The Great South - Down the Mississippi

Railroads

But now the most effective civilizer, the iron rail, has been laid down across the State. The St. Louis, Southern, and Iron Mountain railroad has stretched an arm from the Missouri border down the Black and White River valleys to Little Rock, the pretty and flourishing capital of the Commonwealth; thence through Arkadelphia, along the Ouachita valley, and across the Little Missouri and the Red River valley to the Texas boundary, where it connects with the Great Northern, the International, and the Trans-Continental. In other words, it has placed Arkansas on the direct high road to Texas, and opened up to settlement, on terms which the poorest immigrant can accept, good lands for raising corn and the smaller grains, uplands wooded with pine, and bottoms all through the Red River Valley timbered with walnut, oak and ash,—noble cotton lands,— and a fine country for fruit and grapes. The wild grape grows abundantly in the forests, and to large size. Along the line of this railroad also are scattered iron, coal, kaolin and clay in large deposits. That portion of the road extending from the Missouri border southward was built as the Cairo and Fulton railroad, giving a through line from Cairo, Ill., on the east bank of the Mississippi, to Fulton, on the Texas line; but it is now consolidated with the St. Louis and Iron Mountain road, which has recently completed its line from St. Louis to Little Rock, running through the range of mineral mountains in south-eastern Missouri, and uniting with the Cairo and Fulton route at Newport.

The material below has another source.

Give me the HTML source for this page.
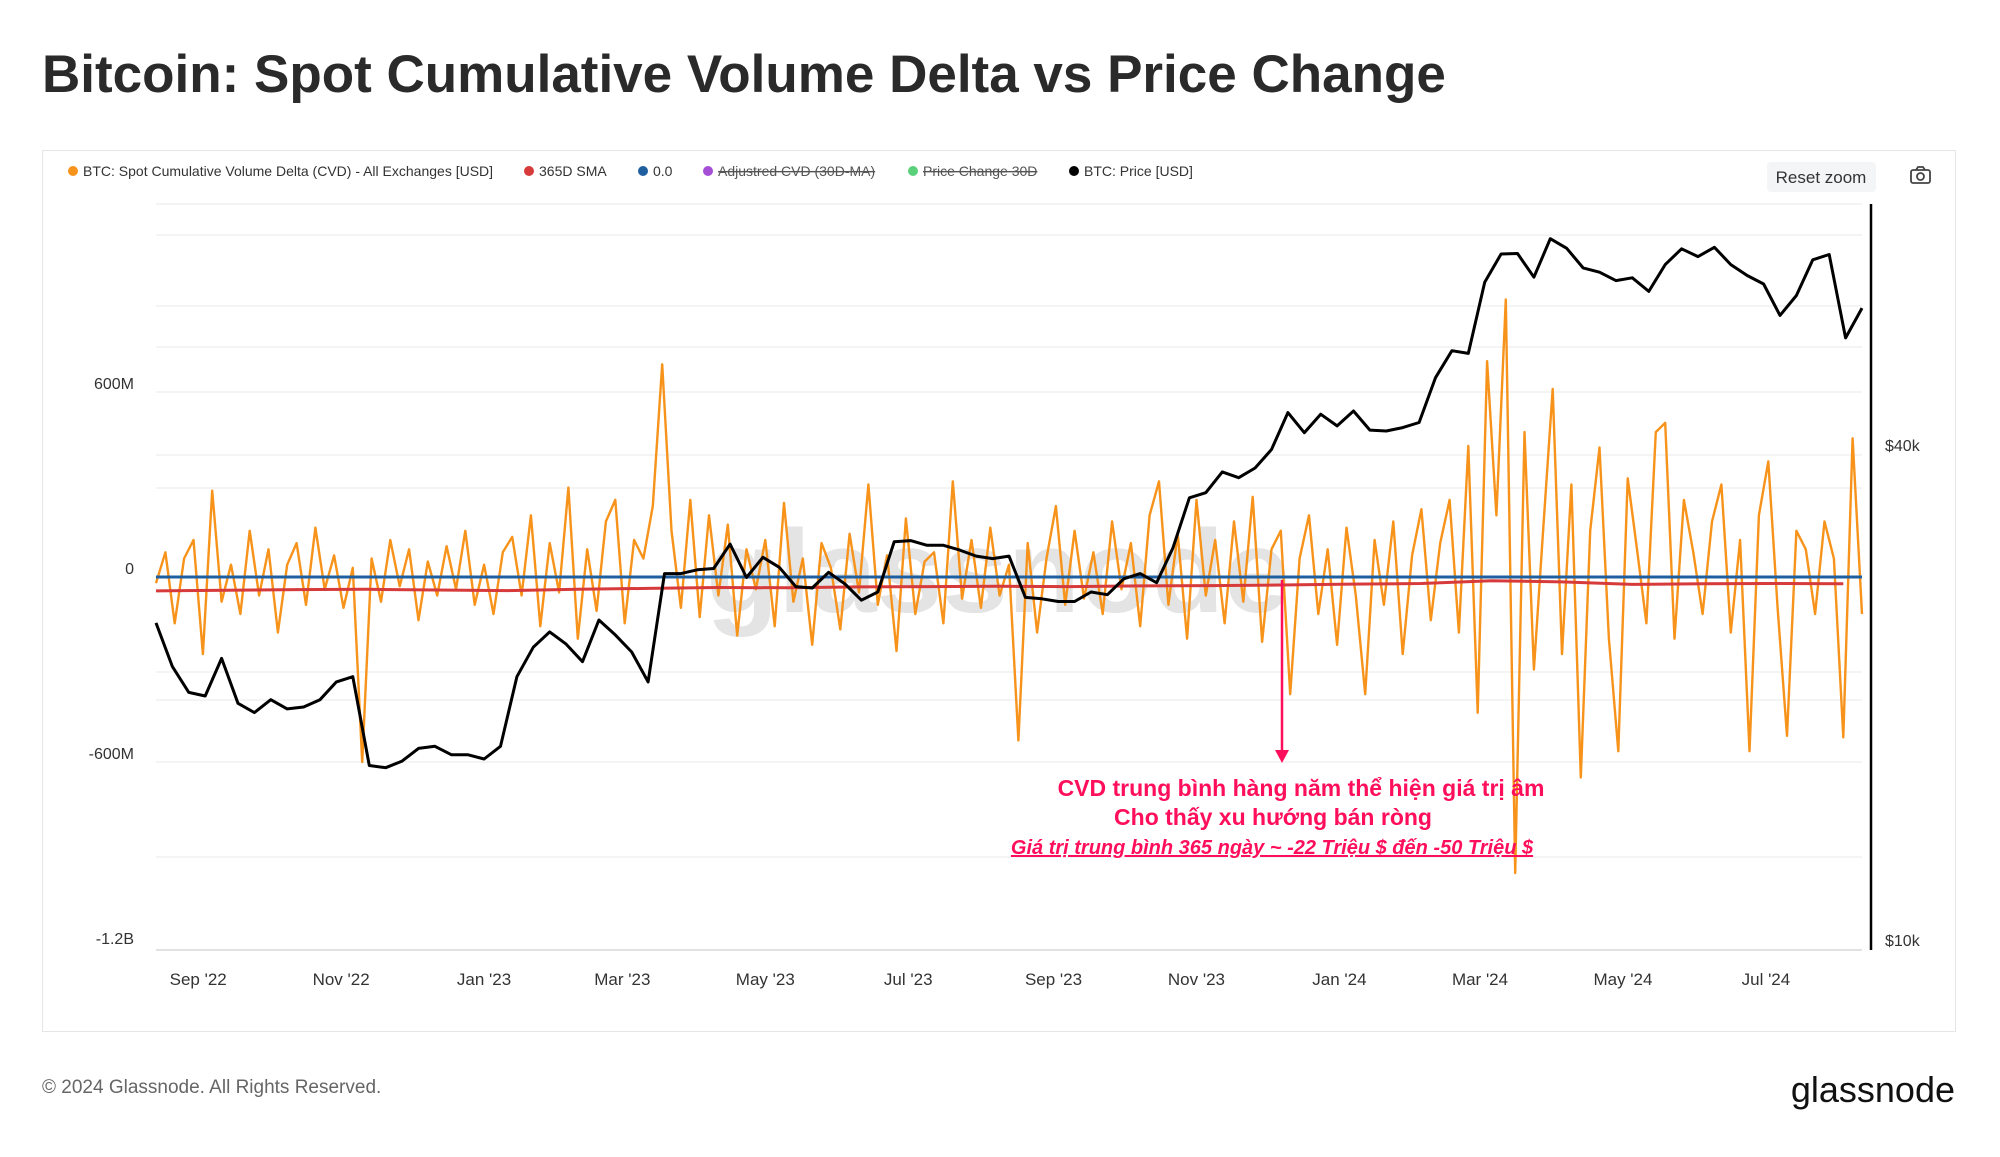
<!DOCTYPE html>
<html><head><meta charset="utf-8">
<style>
body{margin:0;background:#fff;width:2000px;height:1152px;overflow:hidden;font-family:"Liberation Sans","Noto Sans CJK SC",sans-serif;}
svg text{font-family:"Liberation Sans","Noto Sans CJK SC",sans-serif;}
</style></head>
<body>
<svg id="chart" width="2000" height="1152" viewBox="0 0 2000 1152">
<text x="42" y="92" font-size="53" fill="#2a2a2a" font-weight="bold">Bitcoin: Spot Cumulative Volume Delta vs Price Change</text>
<rect x="42.5" y="150.5" width="1913" height="881" fill="none" stroke="#e6e6e6"/>
<g id="legend" font-size="14" fill="#333">
 <g><circle cx="73" cy="171" r="5" fill="#f7931a"/><text x="83" y="176">BTC: Spot Cumulative Volume Delta (CVD) - All Exchanges [USD]</text></g>
 <g><circle cx="529" cy="171" r="5" fill="#d63a3a"/><text x="539" y="176">365D SMA</text></g>
 <g><circle cx="643" cy="171" r="5" fill="#1f5fa0"/><text x="653" y="176">0.0</text></g>
 <g><circle cx="708" cy="171" r="5" fill="#a64fd6"/><text x="718" y="176" text-decoration="line-through" fill="#555">Adjustred CVD (30D-MA)</text></g>
 <g><circle cx="913" cy="171" r="5" fill="#5bd07a"/><text x="923" y="176" text-decoration="line-through" fill="#555">Price Change 30D</text></g>
 <g><circle cx="1074" cy="171" r="5" fill="#000"/><text x="1084" y="176">BTC: Price [USD]</text></g>
</g>
<g><rect x="1767" y="162" width="109" height="30" rx="4" fill="#f4f5f6"/><text x="1821" y="183" font-size="17" text-anchor="middle" fill="#333">Reset zoom</text></g>
<g stroke="#444" stroke-width="1.8" fill="none"><rect x="1911" y="170" width="19" height="13" rx="2"/><circle cx="1920.5" cy="176.5" r="3.5"/><path d="M1916 170 l2 -3 h5 l2 3"/></g>
<g id="grid"></g>
<text x="998" y="612" font-size="118" fill="#e4e4e4" text-anchor="middle" font-weight="bold">glassnode</text>
<g id="axes"></g>
<g id="series"></g>
<line x1="1871" y1="204" x2="1871" y2="950" stroke="#000" stroke-width="2.5"/>
<text x="1885" y="451" font-size="16" fill="#333">$40k</text>
<text x="1885" y="946" font-size="16" fill="#333">$10k</text>
<g fill="#ff0f5b">
 <line x1="1282" y1="580" x2="1282" y2="752" stroke="#ff0f5b" stroke-width="2.5"/>
 <path d="M1275 750 L1289 750 L1282 763 Z"/>
 <text x="1301" y="796" font-size="23" font-weight="bold" text-anchor="middle">CVD trung bình hàng năm thể hiện giá trị âm</text>
 <text x="1273" y="825" font-size="23" font-weight="bold" text-anchor="middle">Cho thấy xu hướng bán ròng</text>
 <text x="1272" y="854" font-size="20" font-weight="bold" font-style="italic" text-decoration="underline" text-anchor="middle">Giá trị trung bình 365 ngày ~ -22 Triệu $ đến -50 Triệu $</text>
</g>
<text x="42" y="1093" font-size="19" fill="#666">© 2024 Glassnode. All Rights Reserved.</text>
<text x="1955" y="1102" font-size="36" fill="#111" text-anchor="end">glassnode</text>
</svg>
<script>
const startDate = "2022-08-14";
const cvdStepDays = 4;
const cvdValuesM = [
-20,80,-150,60,120,-250,280,-80,40,-120,
150,-60,90,-180,40,110,-90,160,-40,70,
-100,30,-600,60,-80,120,-30,90,-140,50,
-60,100,-40,150,-90,40,-120,80,130,-60,
200,-160,110,-50,290,-200,90,-110,180,250,
-150,120,60,230,690,150,-100,250,-130,200,
-60,170,-190,90,-40,120,-160,240,-80,60,
-220,110,30,-170,140,-50,300,-90,70,-240,
190,-120,50,80,-150,310,-70,120,-100,160,
-60,40,-530,110,-180,60,230,-90,150,-70,
80,-120,180,-40,110,-160,200,310,-90,140,
-200,250,-60,120,-150,180,-80,260,-210,90,
150,-380,60,200,-120,90,-220,160,-60,-380,
120,-90,180,-250,70,220,-140,110,250,-180,
425,-440,700,200,900,-960,470,-300,160,610,
-250,300,-650,150,420,-200,-565,320,90,-150,
470,500,-200,250,80,-120,180,300,-180,120,
-565,200,375,-100,-515,150,90,-120,180,60,
-520,450,-120];
const smaStepDays = 30;
const smaValuesM = [-45,-43,-41,-40,-42,-44,-40,-37,-34,-35,-32,-31,-30,-31,-29,-28,-26,-23,-21,-12,-16,-24,-22,-21,-22];
const priceStepDays = 7;
const priceK = [24.3,21.5,20.0,19.8,22.0,19.4,18.9,19.6,19.1,19.2,19.6,20.6,20.9,16.3,16.2,16.5,17.1,17.2,16.8,16.8,
16.6,17.2,20.9,22.7,23.7,22.9,21.8,24.5,23.5,22.4,20.6,27.9,27.9,28.2,28.3,30.3,27.6,29.2,28.4,26.9,
26.8,28.0,27.1,25.9,26.5,30.5,30.6,30.2,30.2,29.8,29.3,29.1,29.3,26.1,26.0,25.8,25.8,26.5,26.3,27.5,
27.9,27.2,30.0,34.5,35.0,37.1,36.5,37.5,39.5,43.8,41.4,43.6,42.2,44.0,41.7,41.6,42.0,42.6,48.3,52.1,
51.7,63.1,68.3,68.4,64.0,71.3,69.4,65.7,64.9,63.4,63.9,61.5,66.3,69.3,67.8,69.6,66.3,64.3,62.8,57.5,
60.8,67.2,68.2,54.0,58.7];
const leftTickLabels = ["600M","0","-600M","-1.2B"];
const leftTickValuesM = [600,0,-600,-1200];
const xTickLabels = ["Sep '22","Nov '22","Jan '23","Mar '23","May '23","Jul '23","Sep '23","Nov '23","Jan '24","Mar '24","May '24","Jul '24"];
const xTickDates = ["2022-09-01","2022-11-01","2023-01-01","2023-03-01","2023-05-01","2023-07-01","2023-09-01","2023-11-01","2024-01-01","2024-03-01","2024-05-01","2024-07-01"];

const NS="http://www.w3.org/2000/svg";
const X0=156, X1=1862, TOTAL_DAYS=728;
const t0=Date.parse(startDate);
function dayOf(s){return (Date.parse(s)-t0)/86400000;}
function xDay(d){return X0+d*(X1-X0)/TOTAL_DAYS;}
function yLeft(m){return 577-m*185/600;}
function yPrice(k){return 445-Math.log10(k/40)*822;}
function mk(tag,attrs,parent){const e=document.createElementNS(NS,tag);for(const k in attrs)e.setAttribute(k,attrs[k]);parent.appendChild(e);return e;}

const grid=document.getElementById('grid');
[204,235,306,347,392,455,488,672,700,762,857,950].forEach(y=>{
 const l=mk('line',{x1:156,x2:1862,y1:y,y2:y,stroke:'#f0f0f0','stroke-width':1.5},grid);
 
 
});
const axes=document.getElementById('axes');
const base=mk('line',{x1:156,x2:1862,y1:950,y2:950,stroke:'#dcdcdc','stroke-width':1.5},axes);


leftTickLabels.forEach((lab,i)=>{
 const t=mk('text',{x:134,y:yLeft(leftTickValuesM[i])-3,'font-size':16,fill:'#333','text-anchor':'end'},axes);
 t.textContent=lab;
 
 
});
xTickLabels.forEach((lab,i)=>{
 const t=mk('text',{x:xDay(dayOf(xTickDates[i])),y:985,'font-size':17,fill:'#333','text-anchor':'middle'},axes);
 t.textContent=lab;
 
 
});

const series=document.getElementById('series');
function poly(pts,color,w,name){
 const p=mk('polyline',{points:pts.map(p=>p[0].toFixed(1)+','+p[1].toFixed(1)).join(' '),fill:'none',stroke:color,'stroke-width':w,'stroke-linejoin':'round'},series);
 
 
}
poly(cvdValuesM.map((v,i)=>[xDay(i*cvdStepDays),yLeft(v)]),'#f7931a',2.4,'cvd-line');
const z=mk('line',{x1:156,x2:1862,y1:yLeft(0),y2:yLeft(0),stroke:'#1f5fa0','stroke-width':3},series);


poly(smaValuesM.map((v,i)=>[xDay(Math.min(i*smaStepDays,TOTAL_DAYS)),yLeft(v)]),'#d63a3a',3,'sma-365d-line');
poly(priceK.map((v,i)=>[xDay(i*priceStepDays),yPrice(v)]),'#000',3,'btc-price-line');
</script>
</body></html>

Through the White River Valley there are some of the loveliest river-bottom lands on the continent, where cotton yields a bale or a bale and a half, corn, seventy-five bushels, and wheat, twenty-five bushels, to the acre. This section of Arkansas is also admirably suited for the culture of tobacco and hemp, besides being an excellent fruit and stock country. Along this mammoth line of rail nearly two million acres, confirmed to the company by act of Congress, are now in market, and immigrants are rapidly settling at distances of five and ten miles from the railroad.